В этой кукольной грамматике мне больше всего нравится роль прилагательных, которые считаются архитектурным излишеством. Бродский говорил, что Рейн учил его накрывать стихи волшебной скатертью, стирающей прилагательные. Довлатов был к ним более справедлив. Прилагательное умнее и коварнее других частей речи. Оно не украшает существительное, а меняет его смысл. Как опытный каратист, использующий не свою, а чужую силу, прилагательное либо разворачивает предложение, либо дает ему пронестись мимо цели. Как в том же каратэ, прилагательные берут не давлением, а взрывной силой. В поэтическом арсенале они — как лимонки без чеки.
Я часто думал, какие диковинные сочинения могли бы получиться, если взорвать загадочные пушкинские эпитеты: «счастливые грехи», «немая тень», «усталая секира», «торжественная рука», «мгновенный старик».
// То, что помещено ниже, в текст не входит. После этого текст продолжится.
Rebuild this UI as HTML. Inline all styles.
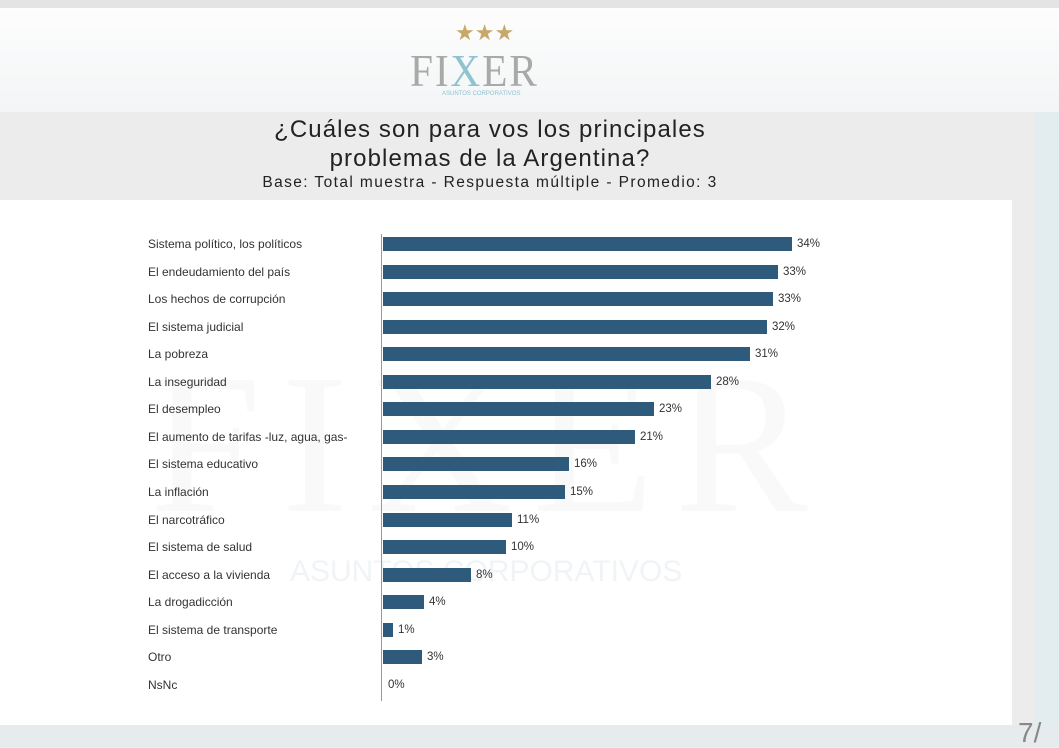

Кстати, свою таллинскую дочку Довлатов назвал в честь Пушкина — Александра Сергеевна.
17
История Брайтон-Бич разворачивалась так стремительно, что я успел застать рассвет, расцвет и закат нашей эмигрантской столицы. Довлатов, правда, приехал чуть позже, так что ему не пришлось увидеть, как все это начиналось.
Первые заведения на Брайтоне назывались простодушно — по-столичному: «Березка», в которой, как в сельпо, торговали всем сразу — солеными огурцами, воблой, матрешками — и смахивающий на вокзальный буфет гастроном «Москва». Хозяином обоих был пожилой богатырь Миша, глядя на которого хотелось сказать: «Ты еще пошумишь, старый дуб». Похожий на бабелевских биндюжников, он отличался добродушием и небогатой фантазией. Когда дела пошли совсем хорошо, он открыл филиал на Барбадосе и назвал его «Красная Москва».
Между «Березкой» и «Москвой» целыми днями циркулировали стайки эмигрантов. Униформа у всех была одна, как в армии неизвестно какой державы. Зимой — вывезенные из России пыжики и пошитые в Америке дубленки. Летом — санаторные пижамы и тенниски. В промежутках царили кожаные куртки. Местная жизнь сочилась пенсионным благополучием. Неподалеку от моря, за столиками, покрытыми советской клеенкой, под плакатом с коллективным портретом «Черноморца» немолодые люди играли в домино, не снимая ушанок.